Daha önceki yazılarımda da ifade etmiştim; bendeniz MHP’li değilim. MHP’ye oy vermişliğim de yok. Ama, bünyesinde vatansever bir kitleyi barındırdığı için bu partiye keskin bir karşıtlık içinde değilim. Meclis’te yer almasından yanayım. BDP’nin olduğu yerde MHP’nin olmamasını ciddi bir eksiklik olarak görürüm. O bakımdan, MHP’nin 12 Haziran seçimlerinde barajı aşmasını yürekten temenni ediyorum.

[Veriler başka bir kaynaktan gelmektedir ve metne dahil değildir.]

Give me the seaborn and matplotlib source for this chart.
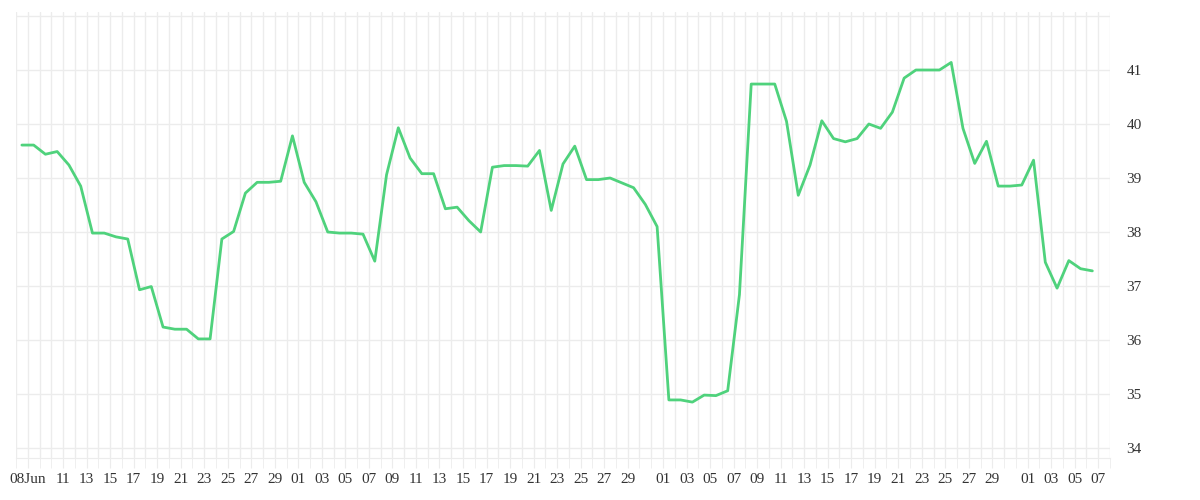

Gelelim şu pespaye görüntülere. İçeriği “berbat” tanımıyla tanımlanacak türden. Bu görüntüler elbette partinin oy oranını olumsuz yönde etkileyecek. Amaç da bu! Bu görüntüleri ortaya sürenlerin ahlâksızlığı bir yana, aktörlerine ne demeli! Bu aktörleri tanımayan, onları genel başkan yardımcılığına kadar ilerleten, bir seçim daha kazansınlar diye yeniden listeye koyan lidere ne demeli! Hayır, bunlar bile bile yapıldı demek istemiyorum. Ama liderlik biraz da feraset istemez mi, adam tanımayı gerektirmez mi? Genel başkanın kulağına bu işlerin fısıltısı da mı değmedi? Bir parti bu kadar mı başı boş bırakılır?
Bütün bu soruların cevabını, muhtemelen seçimden sonra partinin kendi kademeleri değerlendirecektir. Genel Başkan ve ekibinin artık yerlerinde rahatlıkla oturabileceklerini sanmıyoruz. Bu pespayeliğin hesabı sorulacak ve bu hesap, sorumluları tarafından elbette verilecektir.

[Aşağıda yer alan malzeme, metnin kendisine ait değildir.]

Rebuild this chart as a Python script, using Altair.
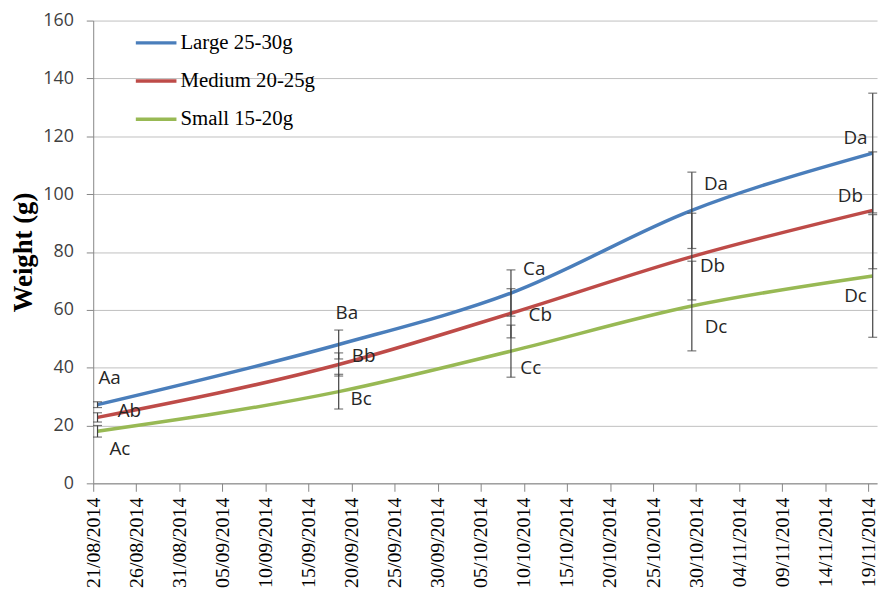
import altair as alt
import pandas as pd

# ---- data ----
dates = ["21/08/2014", "18/09/2014", "08/10/2014", "29/10/2014", "19/11/2014"]
series = ["Large 25-30g", "Medium 20-25g", "Small 15-20g"]
large = [27.2, 48.0, 65.8, 94.4, 114.2]
medium = [22.8, 41.1, 58.8, 78.4, 94.4]
small = [18.0, 31.7, 45.7, 61.3, 71.7]
large_err = [1.0, 5.0, 8.0, 13.2, 20.7]
medium_err = [1.6, 4.0, 8.5, 15.0, 20.2]
small_err = [2.0, 6.0, 9.0, 15.5, 21.2]
colors = ["#4a7ebb", "#be4b48", "#98b954"]

tick_labels = [
    "21/08/2014", "26/08/2014", "31/08/2014", "05/09/2014", "10/09/2014",
    "15/09/2014", "20/09/2014", "25/09/2014", "30/09/2014", "05/10/2014",
    "10/10/2014", "15/10/2014", "20/10/2014", "25/10/2014", "30/10/2014",
    "04/11/2014", "09/11/2014", "14/11/2014", "19/11/2014",
]
y_ticks = [0, 20, 40, 60, 80, 100, 120, 140, 160]

# letter annotations (anchor in days since 21/08/2014, weight in g)
label_text = ["Aa", "Ab", "Ac", "Ba", "Bb", "Bc", "Ca", "Cb", "Cc",
              "Da", "Db", "Dc", "Da", "Db", "Dc"]
label_day = [1.9, 4.2, 3.1, 29.45, 31.4, 31.1, 51.2, 51.9, 50.8,
             72.3, 71.9, 72.3, 88.5, 87.9, 88.5]
label_value = [36.3, 25.0, 12.0, 58.8, 43.9, 29.0, 74.2, 58.1, 40.0,
               103.4, 75.0, 54.0, 119.5, 99.5, 64.6]

# ---- tables ----
start = pd.to_datetime(dates[0], dayfirst=True)
day = [(pd.to_datetime(d, dayfirst=True) - start).days + 0.5 for d in dates]

rows = []
for name, vals, errs in zip(series, [large, medium, small],
                            [large_err, medium_err, small_err]):
    for d, v, e in zip(day, vals, errs):
        rows.append({"day": d, "value": v, "series": name,
                     "lo": v - e, "hi": v + e})
df = pd.DataFrame(rows)
labels_df = pd.DataFrame({"day": label_day, "value": label_value,
                          "text": label_text})

tick_days = [5 * i for i in range(len(tick_labels))]
label_expr = "[" + ",".join("'%s'" % t for t in tick_labels) + "][round(datum.value / 5)]"

x_scale = alt.Scale(domain=[0, 91], nice=False, zero=False)
y_scale = alt.Scale(domain=[0, 160], nice=False)

x_axis = alt.Axis(values=tick_days, labelExpr=label_expr, grid=False,
                  labelAngle=-90, labelFont="Liberation Serif", labelFontSize=20,
                  labelColor="#000000", labelFlush=False, labelOverlap=False,
                  labelBound=False, tickSize=8, tickColor="#868686",
                  domainColor="#868686", labelPadding=6, title=None)
y_axis = alt.Axis(values=y_ticks, grid=True, gridColor="#bfbfbf",
                  labelFont="Open Sans", labelFontSize=18, labelColor="#3f3f3f",
                  tickSize=7, tickColor="#868686", domainColor="#868686",
                  labelPadding=13, title="Weight (g)",
                  titleFont="Liberation Serif", titleFontSize=27,
                  titleFontWeight="bold", titleColor="#000000",
                  titleX=-70, titleBaseline="middle")

base = alt.Chart(df)

lines = base.mark_line(interpolate="monotone", strokeWidth=3.5).encode(
    x=alt.X("day:Q", scale=x_scale, axis=x_axis),
    y=alt.Y("value:Q", scale=y_scale, axis=y_axis),
    color=alt.Color("series:N",
                    scale=alt.Scale(domain=series, range=colors),
                    legend=alt.Legend(title=None, orient="none",
                                      legendX=41, legendY=0,
                                      symbolType="stroke", symbolSize=1681,
                                      symbolStrokeWidth=3.5,
                                      labelFont="Liberation Serif",
                                      labelFontSize=21, labelColor="#000000",
                                      labelOffset=2, rowPadding=5.5)),
)

err_rules = base.mark_rule(color="#404040", strokeWidth=1.2).encode(
    x="day:Q", y="lo:Q", y2="hi:Q")
caps_lo = base.mark_tick(color="#404040", orient="horizontal", size=9,
                         thickness=1.2).encode(x="day:Q", y="lo:Q")
caps_hi = base.mark_tick(color="#404040", orient="horizontal", size=9,
                         thickness=1.2).encode(x="day:Q", y="hi:Q")

texts = alt.Chart(labels_df).mark_text(
    font="Open Sans", fontSize=19, color="#262626",
    align="center", baseline="middle").encode(
    x="day:Q", y="value:Q", text="text:N")

chart = alt.layer(lines, err_rules, caps_lo, caps_hi, texts).properties(
    width=791, height=467,
    autosize=alt.AutoSizeParams(type="none"),
    padding={"left": 86, "top": 10, "right": 3, "bottom": 111},
).configure_view(stroke=None)

chart.save("out.html", embed_options={"renderer": "svg", "actions": False})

Belli ki, elde daha başka görüntüler var. Çin işkencesi gibi bir bir ortaya dökülerek partide panik ve stres yaratılmak isteniyor. Parti seçimi bırakıp, bu işlerle uğraşsın diye! Olan olmuştur artık. Benim bildiğim MHP tabanı bu pespayeliğin üstünü örtmeyecektir. Hesabını en ağır şekilde soracak, hasarını baştakilere ödettirecektir.

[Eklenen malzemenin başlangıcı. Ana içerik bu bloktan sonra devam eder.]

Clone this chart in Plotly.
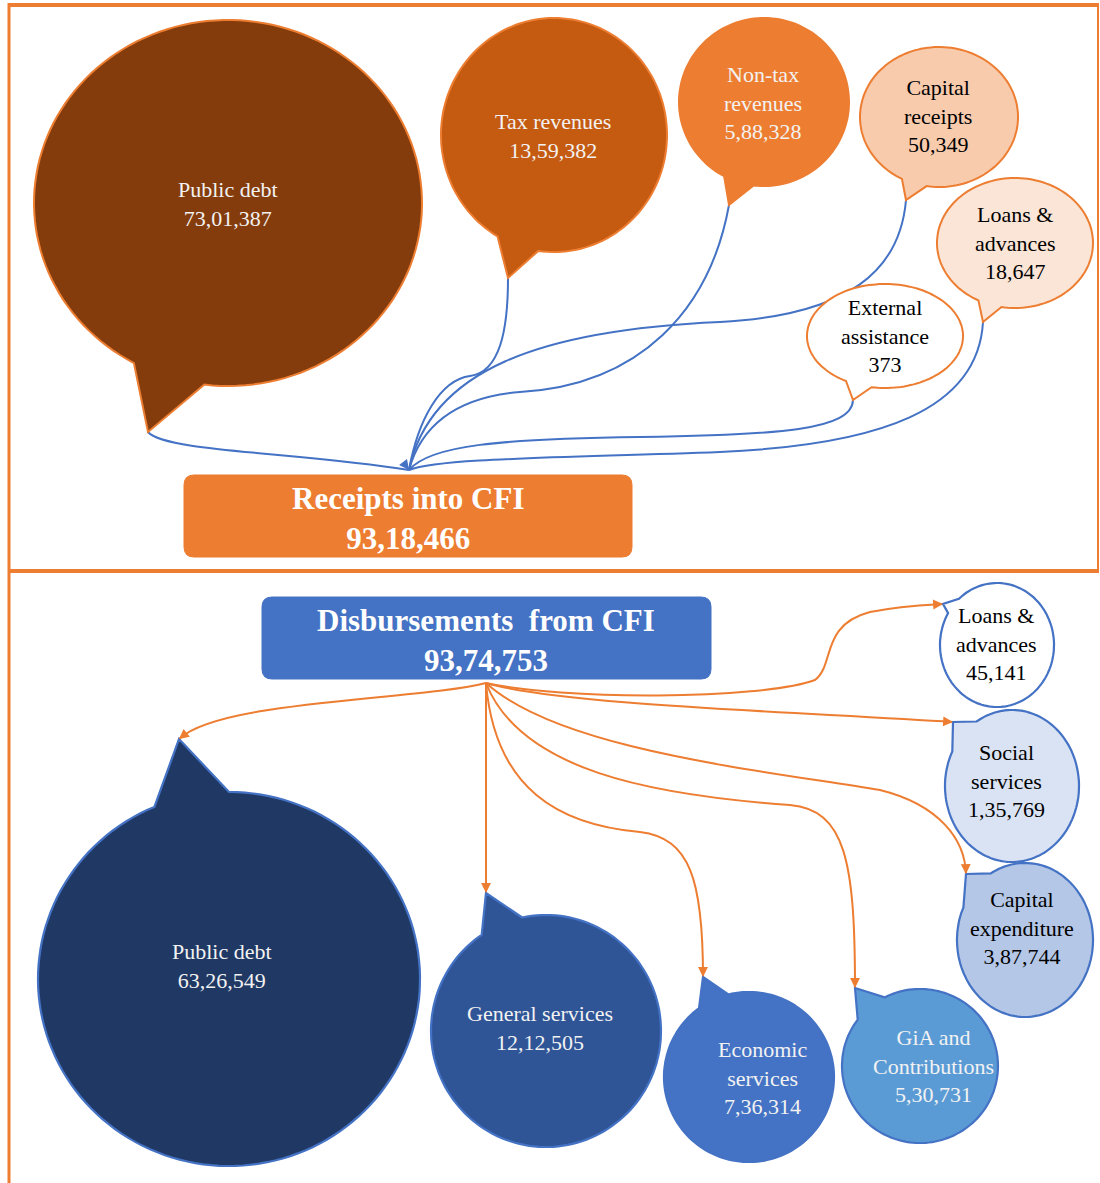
import math
import plotly.graph_objects as go

# ---------------- DATA ----------------
receipt_labels = ["Public debt", "Tax revenues", "Non-tax<br>revenues", "Capital<br>receipts",
                  "Loans &<br>advances", "External<br>assistance"]
receipt_values = [7301387, 1359382, 588328, 50349, 18647, 373]

disb_labels = ["Public debt", "General services", "Economic<br>services", "GiA and<br>Contributions",
               "Capital<br>expenditure", "Social<br>services", "Loans &<br>advances"]
disb_values = [6326549, 1212505, 736314, 530731, 387744, 135769, 45141]

receipt_title = "Receipts into CFI"
disb_title = "Disbursements\u00a0 from CFI"


def indian(n):
    s = str(n)
    if len(s) <= 3:
        return s
    last, rest = s[-3:], s[:-3]
    parts = []
    while len(rest) > 2:
        parts.insert(0, rest[-2:])
        rest = rest[:-2]
    if rest:
        parts.insert(0, rest)
    return ",".join(parts + [last])


# ---------------- LAYOUT / STYLE (not data) ----------------
ORANGE = "#ED7D31"
BLUE = "#4472C4"
FONT = "Liberation Serif"
TXT = 22
TITLE = 31

# cx, cy, rx, ry, gap_a1, gap_a2, tip, text_xy, fill, line, textcolor
receipt_geo = [
    (228, 203, 194, 183, 97, 119, (148, 432), (228, 204), "#843C0C", "#ED7D31", "#F2F2F2"),
    (554, 135, 113, 117, 98, 120, (508, 278), (553, 136), "#C55A11", "#ED7D31", "#F2F2F2"),
    (764, 102, 85, 84, 97, 118, (729, 205), (763, 103), "#ED7D31", "#ED7D31", "#F2F2F2"),
    (939, 117, 79, 70, 99, 118, (906, 200), (938, 116), "#F8CBAD", "#ED7D31", "#000000"),
    (1015, 243, 78, 65, 100, 118, (983, 322), (1015, 243), "#FBE5D6", "#ED7D31", "#000000"),
    (885, 336, 78, 52, 100, 120, (853, 400), (885, 336), "#FFFFFF", "#ED7D31", "#000000"),
]
receipt_curves = [
    "M148,432 C165,452 300,452 409,470",
    "M508,278 C508,330 500,372 470,376 C440,380 418,420 409,470",
    "M729,205 C710,310 640,385 520,392 C450,398 420,430 409,470",
    "M906,200 C900,270 850,315 720,322 C540,330 430,370 409,470",
    "M853,400 C852,430 780,435 640,437 C500,439 430,445 409,470",
    "M983,322 C978,410 880,445 720,452 C560,458 440,458 409,470",
]

disb_geo = [
    (229, 979, 191, 187, 247, 270, (179, 739), (222, 966), "#203864", "#4472C4", "#F2F2F2"),
    (546, 1031, 115, 116, 236, 258, (486, 893), (540, 1028), "#2F5597", "#4472C4", "#F2F2F2"),
    (749, 1077, 85, 85, 234, 256, (703, 977), (762, 1078), "#4472C4", "#4472C4", "#F2F2F2"),
    (920, 1066, 78, 77, 217, 243, (855, 988), (933, 1066), "#5B9BD5", "#4472C4", "#F2F2F2"),
    (1025, 940, 68, 77, 205, 240, (966, 874), (1022, 928), "#B4C7E7", "#4472C4", "#000000"),
    (1012, 786, 67, 76, 207, 238, (953, 722), (1006, 781), "#DAE3F3", "#4472C4", "#000000"),
    (997, 645, 57, 62, 211, 228, (943, 604), (996, 644), "#FFFFFF", "#4472C4", "#000000"),
]
disb_curves = [
    ("M486,683 C420,700 220,700 179,739", (205, 718)),
    ("M486,683 L486,893", (486, 860)),
    ("M486,683 C495,790 560,825 640,832 C690,838 703,880 703,977", (703, 900)),
    ("M486,683 C520,770 650,795 790,805 C845,810 855,860 855,988", (855, 860)),
    ("M486,683 C560,750 760,770 880,790 C940,805 965,840 966,874", (965, 840)),
    ("M486,683 C560,705 800,712 953,722", (800, 712)),
    ("M486,683 C560,700 760,700 815,680 C835,665 820,625 870,612 C900,606 925,605 943,604", (925, 605)),
]


def bubble_path(cx, cy, rx, ry, a1, a2, tip):
    start, end = a2, a1 + 360
    n = 140
    pts = []
    for i in range(n + 1):
        t = math.radians(start + (end - start) * i / n)
        pts.append((cx + rx * math.cos(t), cy + ry * math.sin(t)))
    p = "M" + " L".join(f"{x:.1f},{y:.1f}" for x, y in pts)
    p += f" L{tip[0]},{tip[1]} Z"
    return p


def rounded_rect(x0, y0, x1, y1, r):
    return (f"M{x0 + r},{y0} L{x1 - r},{y0} Q{x1},{y0} {x1},{y0 + r} L{x1},{y1 - r} "
            f"Q{x1},{y1} {x1 - r},{y1} L{x0 + r},{y1} Q{x0},{y1} {x0},{y1 - r} "
            f"L{x0},{y0 + r} Q{x0},{y0} {x0 + r},{y0} Z")


def arrow_at(end, ctrl, color, length=9):
    dx, dy = end[0] - ctrl[0], end[1] - ctrl[1]
    d = math.hypot(dx, dy) or 1
    ax, ay = end[0] - dx / d * length, end[1] - dy / d * length
    return dict(x=end[0], y=end[1], ax=ax, ay=ay, xref="x", yref="y", axref="x", ayref="y",
                text="", showarrow=True, arrowhead=2, arrowsize=1.1, arrowwidth=1.8,
                arrowcolor=color, standoff=0)


shapes = []
annotations = []

# frame
shapes += [
    dict(type="line", x0=8, x1=1099, y0=5, y1=5, line=dict(color=ORANGE, width=4), layer="above"),
    dict(type="line", x0=9, x1=9, y0=3, y1=1183, line=dict(color=ORANGE, width=3), layer="above"),
    dict(type="line", x0=1098, x1=1098, y0=5, y1=571, line=dict(color=ORANGE, width=2), layer="above"),
    dict(type="line", x0=8, x1=1099, y0=571, y1=571, line=dict(color=ORANGE, width=4), layer="above"),
]

# receipts curves
for c in receipt_curves:
    shapes.append(dict(type="path", path=c, xref="x", yref="y",
                       line=dict(color=BLUE, width=2), fillcolor="rgba(0,0,0,0)"))
annotations.append(arrow_at((409, 470), (400, 458), BLUE, length=8))

# receipts bubbles
for (cx, cy, rx, ry, a1, a2, tip, txy, fill, ln, tc), lab, val in zip(receipt_geo, receipt_labels, receipt_values):
    shapes.append(dict(type="path", path=bubble_path(cx, cy, rx, ry, a1, a2, tip), xref="x", yref="y",
                       fillcolor=fill, line=dict(color=ln, width=2)))
    annotations.append(dict(x=txy[0], y=txy[1], xref="x", yref="y", showarrow=False,
                            text=f"{lab}<br>{indian(val)}",
                            font=dict(family=FONT, size=TXT, color=tc)))

# receipts box
shapes.append(dict(type="path", path=rounded_rect(184, 475, 632, 557, 10), xref="x", yref="y",
                   fillcolor=ORANGE, line=dict(color=ORANGE, width=1)))
annotations.append(dict(x=408, y=518, xref="x", yref="y", showarrow=False,
                        text=f"<b>{receipt_title}</b><br><b>{indian(sum(receipt_values))}</b>",
                        font=dict(family=FONT, size=TITLE, color="#FFFFFF")))

# disbursement curves
for c, ctrl in disb_curves:
    shapes.append(dict(type="path", path=c, xref="x", yref="y",
                       line=dict(color=ORANGE, width=2), fillcolor="rgba(0,0,0,0)"))

# disbursement bubbles
for (cx, cy, rx, ry, a1, a2, tip, txy, fill, ln, tc), lab, val in zip(disb_geo, disb_labels, disb_values):
    shapes.append(dict(type="path", path=bubble_path(cx, cy, rx, ry, a1, a2, tip), xref="x", yref="y",
                       fillcolor=fill, line=dict(color=ln, width=2.2)))
    annotations.append(dict(x=txy[0], y=txy[1], xref="x", yref="y", showarrow=False,
                            text=f"{lab}<br>{indian(val)}",
                            font=dict(family=FONT, size=TXT, color=tc)))

for (c, ctrl), g in zip(disb_curves, disb_geo):
    annotations.append(arrow_at(g[6], ctrl, ORANGE))

# disbursement box
shapes.append(dict(type="path", path=rounded_rect(262, 597, 711, 679, 10), xref="x", yref="y",
                   fillcolor=BLUE, line=dict(color=BLUE, width=1)))
annotations.append(dict(x=486, y=640, xref="x", yref="y", showarrow=False,
                        text=f"<b>{disb_title}</b><br><b>{indian(sum(disb_values))}</b>",
                        font=dict(family=FONT, size=TITLE, color="#FFFFFF")))

fig = go.Figure()
fig.add_trace(go.Scatter(x=[0, 1100], y=[0, 1183], mode="markers",
                         marker=dict(opacity=0), hoverinfo="skip", showlegend=False))
fig.update_layout(
    width=1100, height=1183,
    margin=dict(l=0, r=0, t=0, b=0),
    paper_bgcolor="white", plot_bgcolor="white",
    xaxis=dict(range=[0, 1100], visible=False, fixedrange=True),
    yaxis=dict(range=[1183, 0], visible=False, fixedrange=True),
    shapes=shapes, annotations=annotations, showlegend=False,
)
fig.write_html("out.html")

Bu sonraki iştir. Şimdi yapılacak iş MHP’yi bu tuzaktan çekip çıkarmaktır. Bu görev MHP’lilere düşer. Her şeye rağmen MHP’liler partilerine sahip çıkarak bu oyunu bozmalı, 12 Haziran’dan sonra da partilerine artık bir çeki-düzen vermenin yoluna girmelidirler!
Bu parti, üç-beş seks kölesinin uçkur davası yüzünden kim vurduya gitmemelidir!